SET TASK:
Every line below that mentions the word "this" should be copied out.

SUPPLIED MATERIAL:
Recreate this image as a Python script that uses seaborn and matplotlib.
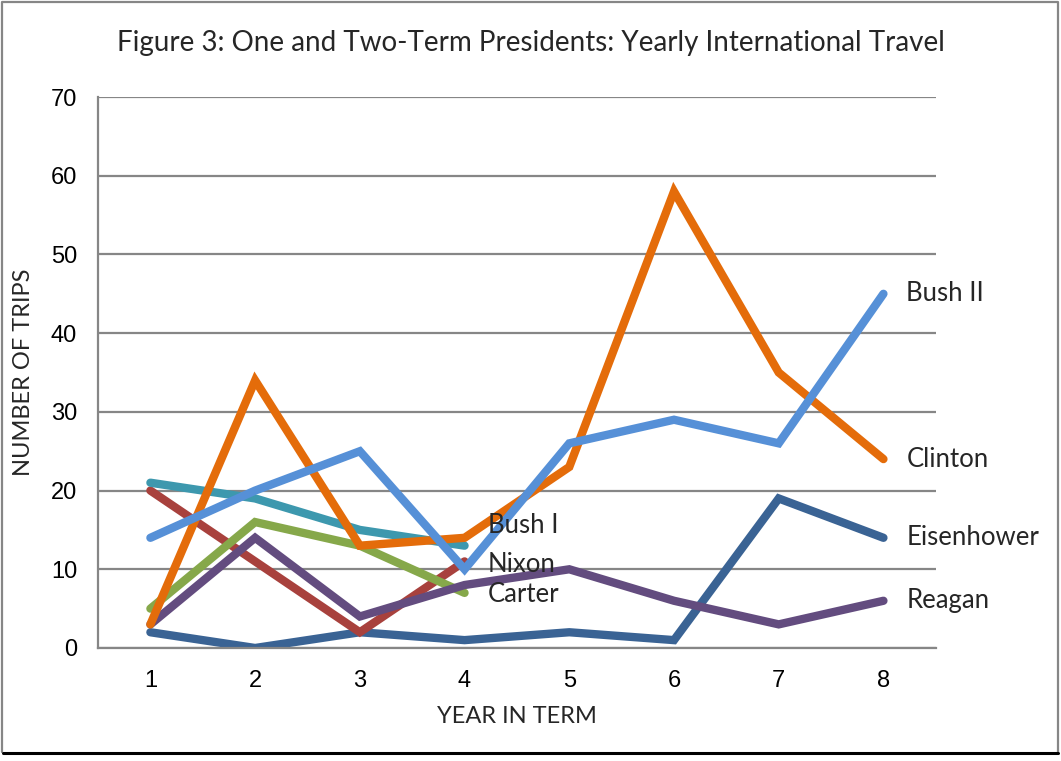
--
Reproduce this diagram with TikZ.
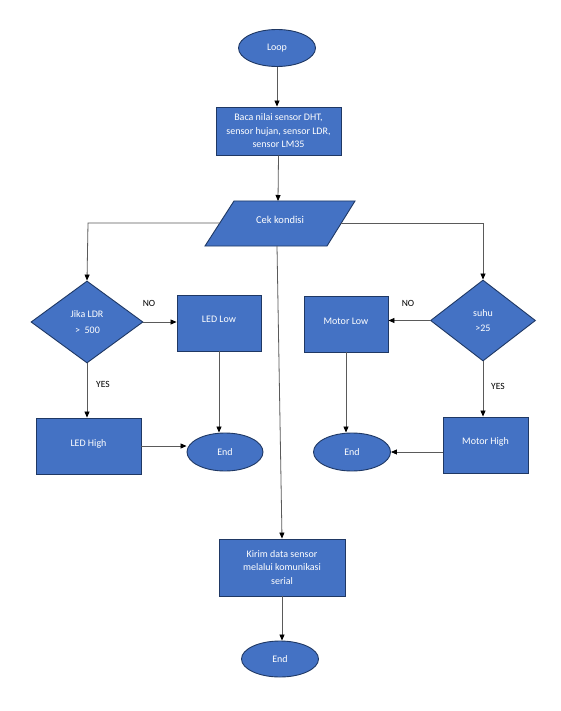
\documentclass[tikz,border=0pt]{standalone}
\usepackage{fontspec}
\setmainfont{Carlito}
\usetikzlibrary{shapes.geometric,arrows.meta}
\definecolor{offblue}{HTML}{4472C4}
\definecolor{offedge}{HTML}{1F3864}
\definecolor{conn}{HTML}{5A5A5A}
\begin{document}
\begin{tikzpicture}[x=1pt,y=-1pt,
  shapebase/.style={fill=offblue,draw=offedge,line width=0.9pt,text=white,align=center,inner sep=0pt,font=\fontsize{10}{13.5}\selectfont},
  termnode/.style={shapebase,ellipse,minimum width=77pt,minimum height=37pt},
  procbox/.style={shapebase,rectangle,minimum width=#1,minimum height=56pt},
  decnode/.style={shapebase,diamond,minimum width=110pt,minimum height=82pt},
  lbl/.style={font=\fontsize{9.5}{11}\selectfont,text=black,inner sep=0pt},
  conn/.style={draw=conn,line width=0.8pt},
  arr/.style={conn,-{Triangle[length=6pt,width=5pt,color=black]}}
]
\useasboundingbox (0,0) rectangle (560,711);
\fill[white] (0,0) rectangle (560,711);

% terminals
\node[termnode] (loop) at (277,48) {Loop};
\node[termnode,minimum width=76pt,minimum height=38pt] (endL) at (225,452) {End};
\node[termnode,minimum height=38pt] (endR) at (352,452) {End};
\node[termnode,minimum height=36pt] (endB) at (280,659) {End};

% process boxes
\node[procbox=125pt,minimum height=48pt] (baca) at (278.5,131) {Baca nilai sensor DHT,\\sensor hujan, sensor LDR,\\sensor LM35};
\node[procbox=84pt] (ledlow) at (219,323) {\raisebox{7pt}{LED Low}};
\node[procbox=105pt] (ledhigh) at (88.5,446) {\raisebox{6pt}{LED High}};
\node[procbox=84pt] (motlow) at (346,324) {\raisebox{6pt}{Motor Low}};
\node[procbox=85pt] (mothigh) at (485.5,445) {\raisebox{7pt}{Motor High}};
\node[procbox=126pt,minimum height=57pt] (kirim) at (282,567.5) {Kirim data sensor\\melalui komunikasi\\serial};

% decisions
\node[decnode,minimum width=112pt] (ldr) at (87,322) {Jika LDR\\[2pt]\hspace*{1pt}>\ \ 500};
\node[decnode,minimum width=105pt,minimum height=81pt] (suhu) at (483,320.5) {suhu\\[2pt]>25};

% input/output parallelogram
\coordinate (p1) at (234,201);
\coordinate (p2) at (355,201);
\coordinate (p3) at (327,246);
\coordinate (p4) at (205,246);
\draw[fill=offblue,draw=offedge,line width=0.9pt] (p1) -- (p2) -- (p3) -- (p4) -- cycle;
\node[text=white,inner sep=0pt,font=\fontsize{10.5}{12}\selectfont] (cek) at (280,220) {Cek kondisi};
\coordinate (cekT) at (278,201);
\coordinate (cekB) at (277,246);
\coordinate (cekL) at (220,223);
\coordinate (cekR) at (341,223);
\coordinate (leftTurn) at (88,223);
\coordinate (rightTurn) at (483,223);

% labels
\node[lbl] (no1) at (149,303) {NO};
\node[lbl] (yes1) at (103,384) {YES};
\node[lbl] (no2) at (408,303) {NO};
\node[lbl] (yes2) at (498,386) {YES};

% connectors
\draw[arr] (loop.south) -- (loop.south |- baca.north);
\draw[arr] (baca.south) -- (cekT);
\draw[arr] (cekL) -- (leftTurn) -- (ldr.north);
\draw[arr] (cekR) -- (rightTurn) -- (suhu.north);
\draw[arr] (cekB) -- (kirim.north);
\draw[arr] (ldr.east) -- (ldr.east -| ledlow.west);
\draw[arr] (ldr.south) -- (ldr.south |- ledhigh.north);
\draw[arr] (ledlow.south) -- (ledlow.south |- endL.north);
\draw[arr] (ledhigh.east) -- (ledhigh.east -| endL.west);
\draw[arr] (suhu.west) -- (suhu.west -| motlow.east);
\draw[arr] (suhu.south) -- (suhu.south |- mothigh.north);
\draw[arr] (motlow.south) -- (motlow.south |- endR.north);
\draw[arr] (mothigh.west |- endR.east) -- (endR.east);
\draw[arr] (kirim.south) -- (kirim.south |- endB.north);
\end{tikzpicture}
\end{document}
--
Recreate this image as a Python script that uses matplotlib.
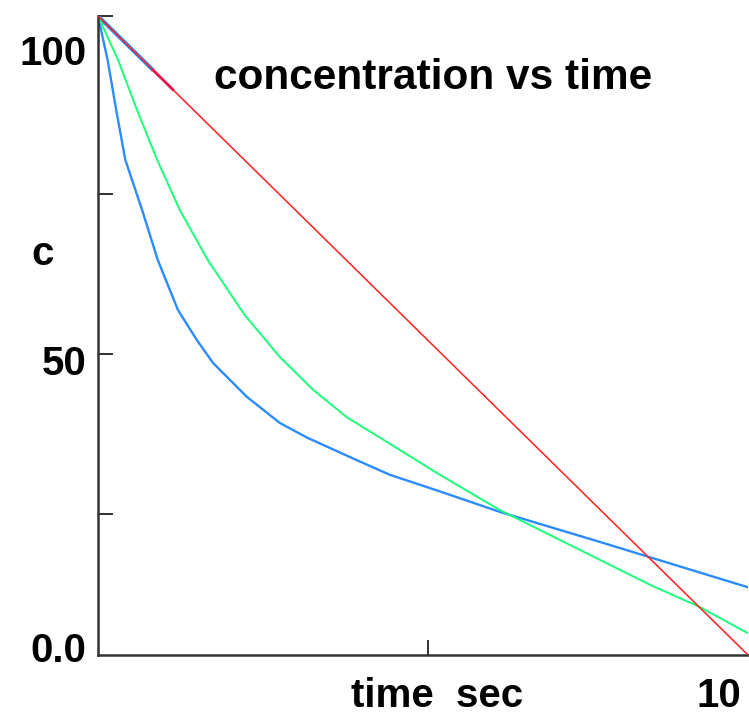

EXERCISE SOLUTION:
Recreate this image as a Python script that uses seaborn and matplotlib.
Reproduce this diagram with TikZ.
Recreate this image as a Python script that uses matplotlib.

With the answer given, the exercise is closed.